[start]
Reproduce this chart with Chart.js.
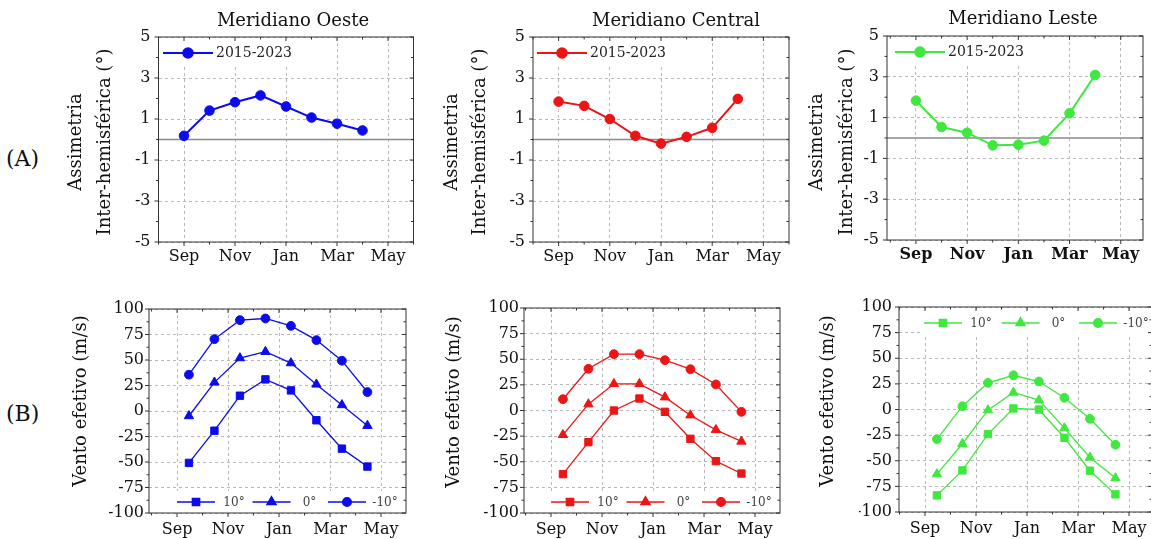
<!DOCTYPE html>
<html><head><meta charset="utf-8">
<script src="https://cdn.jsdelivr.net/npm/chart.js@4.4.1/dist/chart.umd.min.js"></script>
<style>
html,body{margin:0;padding:0;width:1151px;height:539px;overflow:hidden;background:#fff;}
canvas{position:absolute;left:0;top:0;}
.lab{position:absolute;font-family:'DejaVu Serif',serif;font-size:22px;line-height:22px;color:#111;}
</style></head><body>
<div class="lab" style="left:6px;top:148px">(A)</div>
<div class="lab" style="left:6px;top:403px">(B)</div>
<canvas id="a1" width="1160" height="539"></canvas>
<canvas id="a2" width="1160" height="539"></canvas>
<canvas id="a3" width="1160" height="539"></canvas>
<canvas id="b1" width="1160" height="539"></canvas>
<canvas id="b2" width="1160" height="539"></canvas>
<canvas id="b3" width="1160" height="539"></canvas>
<script>
// ---------- data ----------
const months = ['Sep','Oct','Nov','Dec','Jan','Feb','Mar','Apr'];
const monthIndex = [0,1,2,3,4,5,6,7];
const dayTop = 1;      // upper panels: start of month
const dayBottom = 15;  // lower panels: middle of month
const xTickValues = [0,2,4,6,8];
const xTickLabels = ['Sep','Nov','Jan','Mar','May'];
const xMinorValues = [-1,1,3,5,7,9];

const asymTicks = [-5,-3,-1,1,3,5];
const asymMinor = [-4,-2,0,2,4];
const windTicks = [-100,-75,-50,-25,0,25,50,75,100];
const windMinor = [-87.5,-62.5,-37.5,-12.5,12.5,37.5,62.5,87.5];

const periodLabel = '2015-2023';
const asymOeste   = [0.18, 1.41, 1.82, 2.15, 1.61, 1.07, 0.77, 0.44];
const asymCentral = [1.85, 1.64, 1.00, 0.18, -0.20, 0.13, 0.57, 1.98];
const asymLeste   = [1.83, 0.54, 0.26, -0.36, -0.33, -0.13, 1.21, 3.09];

const latLabels = ['10°','0°','-10°'];
const windOeste10   = [-50.9, -19.3, 15.0, 31.0, 20.2, -9.1, -36.9, -54.5];
const windOeste0    = [-4.9, 28.1, 51.9, 58.1, 47.0, 26.1, 5.9, -14.4];
const windOesteM10  = [35.6, 70.5, 89.1, 90.7, 83.5, 69.5, 49.3, 18.6];
const windCentral10  = [-62.1, -30.9, 0.0, 11.7, -1.3, -27.6, -49.4, -61.5];
const windCentral0   = [-23.7, 6.2, 26.0, 26.0, 13.0, -4.6, -18.9, -30.2];
const windCentralM10 = [11.0, 40.7, 55.0, 55.0, 49.1, 40.3, 25.4, -1.3];
const windLeste10   = [-83.8, -59.4, -24.0, 1.0, 0.0, -27.6, -59.7, -82.8];
const windLeste0    = [-63.0, -33.4, -0.6, 16.6, 9.1, -18.2, -46.8, -66.9];
const windLesteM10  = [-28.9, 3.2, 26.0, 33.4, 27.3, 11.4, -9.1, -34.4];

// ---------- styling ----------
const FAM = "'DejaVu Serif', 'Liberation Serif', serif";
const BLUE = '#0b0bec', RED = '#ec1515', GREEN = '#3ee83e';
const W = 1160, H = 539, AXW = 40, AXH = 30;

const decor = {
  id: 'decor',
  beforeDatasetsDraw(chart, args, o) {
    const {ctx, chartArea: a, scales} = chart;
    ctx.save();
    if (o.legend) {
      ctx.fillStyle = '#fff';
      const lb = o.legend.box;
      ctx.fillRect(lb[0], lb[1], lb[2], lb[3]);
    }
    if (o.zeroLine) {
      const y = scales.y.getPixelForValue(0);
      ctx.strokeStyle = '#8a8a8a'; ctx.lineWidth = 1.5;
      ctx.beginPath(); ctx.moveTo(a.left, y); ctx.lineTo(a.right, y); ctx.stroke();
    }
    ctx.restore();
  },
  afterDraw(chart, args, o) {
    const {ctx, chartArea: a, scales} = chart;
    ctx.save();
    ctx.strokeStyle = '#333'; ctx.lineWidth = 1;
    ctx.strokeRect(a.left, a.top, a.right - a.left, a.bottom - a.top);
    const tick = (x1,y1,x2,y2) => { ctx.beginPath(); ctx.moveTo(x1,y1); ctx.lineTo(x2,y2); ctx.stroke(); };
    o.yTicks.forEach(v => { const y = scales.y.getPixelForValue(v); tick(a.left - 4, y, a.left, y); tick(a.right, y, a.right - 4, y); });
    o.yMinor.forEach(v => { const y = scales.y.getPixelForValue(v); tick(a.left - 2.5, y, a.left, y); tick(a.right, y, a.right - 2.5, y); });
    xTickValues.forEach(v => { const x = scales.x.getPixelForValue(v); tick(x, a.bottom, x, a.bottom + 4); tick(x, a.top, x, a.top + 4); });
    xMinorValues.forEach(v => { const x = scales.x.getPixelForValue(v); if (x < a.left - 0.5 || x > a.right + 0.5) return; tick(x, a.bottom, x, a.bottom + 2.5); tick(x, a.top, x, a.top + 2.5); });
    ctx.fillStyle = '#111';
    ctx.font = '18px ' + FAM; ctx.textAlign = 'center'; ctx.textBaseline = 'middle';
    if (o.title) ctx.fillText(o.title.text, o.title.x, o.title.y);
    o.ytitle.lines.forEach((t, i) => {
      ctx.save(); ctx.translate(o.ytitle.xs[i], o.ytitle.y); ctx.rotate(-Math.PI/2);
      ctx.fillText(t, 0, 0); ctx.restore();
    });
    if (o.legend) {
      const L = o.legend;
      chart.data.datasets.forEach((ds, i) => {
        const x0 = L.x + i * L.step, y = L.y;
        ctx.strokeStyle = ds.borderColor; ctx.lineWidth = ds.borderWidth;
        tick(x0, y, x0 + L.len, y);
        ctx.fillStyle = ds.backgroundColor; ctx.strokeStyle = ds.borderColor;
        Chart.helpers.drawPoint(ctx, {pointStyle: ds.pointStyle, radius: ds.pointRadius, rotation: 0, borderWidth: 1}, x0 + L.len/2, y);
        ctx.fillStyle = L.textColor; ctx.font = L.font + 'px ' + FAM;
        ctx.textAlign = L.align; ctx.textBaseline = 'middle';
        ctx.fillText(ds.label, x0 + L.textDx, y + 0.5);
      });
    }
    ctx.restore();
  }
};

function makePanel(id, p) {
  const datasets = p.series.map((s, k) => ({
    label: p.labels[k],
    data: s.map((v, i) => ({x: monthIndex[i] + (p.day - 1) / 30, y: v})),
    borderColor: p.color, backgroundColor: p.color,
    borderWidth: p.lineWidth, pointStyle: p.styles[k], pointRadius: p.radii[k],
    pointHoverRadius: p.radii[k], pointBorderWidth: 1, tension: 0
  }));
  const gridOpts = {color: '#b8b8b8', lineWidth: 1, drawTicks: false};
  return new Chart(document.getElementById(id), {
    type: 'line',
    data: {datasets},
    plugins: [decor],
    options: {
      responsive: false, animation: false, devicePixelRatio: 1,
      layout: {autoPadding: false, padding: {left: p.L - AXW, top: p.T, right: W - p.R, bottom: H - p.B - AXH}},
      plugins: {legend: {display: false}, title: {display: false}, tooltip: {enabled: false},
        decor: {zeroLine: p.zero, yTicks: p.yTicks, yMinor: p.yMinor, title: p.title, ytitle: p.ytitle, legend: p.legend}},
      scales: {
        x: {type: 'linear', min: p.xMin, max: p.xMax,
          afterBuildTicks: s => { s.ticks = xTickValues.map(v => ({value: v})); },
          afterFit: s => { s.height = AXH; },
          grid: gridOpts, border: {display: false, dash: [3, 3]},
          ticks: {autoSkip: false, maxRotation: 0, padding: p.xPad, color: '#111',
            font: {family: FAM, size: 16, weight: p.xBold ? 'bold' : 'normal'},
            callback: (v, i) => xTickLabels[i]}},
        y: {type: 'linear', min: p.yTicks[0], max: p.yTicks[p.yTicks.length - 1],
          afterBuildTicks: s => { s.ticks = p.yTicks.map(v => ({value: v})); },
          afterFit: s => { s.width = AXW; },
          grid: gridOpts, border: {display: false, dash: [3, 3]},
          ticks: {autoSkip: false, padding: p.yPad, color: '#111', font: {family: FAM, size: 16}}}
      }
    }
  });
}

const topCommon = {day: dayTop, labels: [periodLabel], styles: ['circle'], radii: [4.8], lineWidth: 2,
  yTicks: asymTicks, yMinor: asymMinor, zero: true, xPad: 5, yPad: 8};
const botCommon = {day: dayBottom, labels: latLabels, styles: ['rect', 'triangle', 'circle'], radii: [5.2, 5.4, 4.4], lineWidth: 1.3,
  yTicks: windTicks, yMinor: windMinor, zero: false, xPad: 7, yPad: 5};
const yTitleA = ['Assimetria', 'Inter-hemisférica (°)'];
const yTitleB = ['Vento efetivo (m/s)'];

function legA(x, y) { return {x, y, step: 0, len: 50, textDx: 53, align: 'left', font: 14, textColor: '#222', box: [x - 4, y - 15, 140, 26]}; }
function legB(x, y, step) { return {x, y, step, len: 38, textDx: 57, align: 'center', font: 12, textColor: '#444', box: [x - 4, y - 11, step * 2 + 80, 22]}; }

makePanel('a1', Object.assign({}, topCommon, {L: 158.5, T: 37, R: 413.5, B: 242, xMin: -1, xMax: 9, color: BLUE,
  series: [asymOeste], title: {text: 'Meridiano Oeste', x: 293, y: 21},
  ytitle: {lines: yTitleA, xs: [76, 105], y: 142}, legend: legA(163, 53)}));
makePanel('a2', Object.assign({}, topCommon, {L: 533, T: 37, R: 789, B: 242, xMin: -1, xMax: 9, color: RED,
  series: [asymCentral], title: {text: 'Meridiano Central', x: 676, y: 21},
  ytitle: {lines: yTitleA, xs: [452, 480], y: 142}, legend: legA(537, 53)}));
makePanel('a3', Object.assign({}, topCommon, {L: 887, T: 36, R: 1143, B: 240, xMin: -1.13, xMax: 8.87, color: GREEN, xBold: true,
  series: [asymLeste], title: {text: 'Meridiano Leste', x: 1023, y: 19},
  ytitle: {lines: yTitleA, xs: [817, 847], y: 142}, legend: legA(895, 52)}));
makePanel('b1', Object.assign({}, botCommon, {L: 149, T: 309, R: 406, B: 513, xMin: -1.1, xMax: 8.98, color: BLUE,
  series: [windOeste10, windOeste0, windOesteM10],
  ytitle: {lines: yTitleB, xs: [81], y: 401}, legend: legB(177, 502, 75.5)}));
makePanel('b2', Object.assign({}, botCommon, {L: 524, T: 308, R: 780, B: 513, xMin: -1.06, xMax: 8.98, color: RED,
  series: [windCentral10, windCentral0, windCentralM10],
  ytitle: {lines: yTitleB, xs: [454], y: 402}, legend: legB(551, 502, 75.5)}));
makePanel('b3', Object.assign({}, botCommon, {L: 899, T: 307, R: 1152, B: 512, xMin: -1.02, xMax: 8.9, color: GREEN, yPad: 7,
  series: [windLeste10, windLeste0, windLesteM10],
  ytitle: {lines: yTitleB, xs: [828], y: 401}, legend: legB(924, 323, 77.5)}));
</script>
</body></html>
[end]
» What you have to do
Write out an exact copy of the listing, first line through the line containing "const xMinorValues = [-1,1,3,5,7,9];", with the pictures left out.

» Answer
Reproduce this chart with Chart.js.
<!DOCTYPE html>
<html><head><meta charset="utf-8">
<script src="https://cdn.jsdelivr.net/npm/chart.js@4.4.1/dist/chart.umd.min.js"></script>
<style>
html,body{margin:0;padding:0;width:1151px;height:539px;overflow:hidden;background:#fff;}
canvas{position:absolute;left:0;top:0;}
.lab{position:absolute;font-family:'DejaVu Serif',serif;font-size:22px;line-height:22px;color:#111;}
</style></head><body>
<div class="lab" style="left:6px;top:148px">(A)</div>
<div class="lab" style="left:6px;top:403px">(B)</div>
<canvas id="a1" width="1160" height="539"></canvas>
<canvas id="a2" width="1160" height="539"></canvas>
<canvas id="a3" width="1160" height="539"></canvas>
<canvas id="b1" width="1160" height="539"></canvas>
<canvas id="b2" width="1160" height="539"></canvas>
<canvas id="b3" width="1160" height="539"></canvas>
<script>
// ---------- data ----------
const months = ['Sep','Oct','Nov','Dec','Jan','Feb','Mar','Apr'];
const monthIndex = [0,1,2,3,4,5,6,7];
const dayTop = 1;      // upper panels: start of month
const dayBottom = 15;  // lower panels: middle of month
const xTickValues = [0,2,4,6,8];
const xTickLabels = ['Sep','Nov','Jan','Mar','May'];
const xMinorValues = [-1,1,3,5,7,9];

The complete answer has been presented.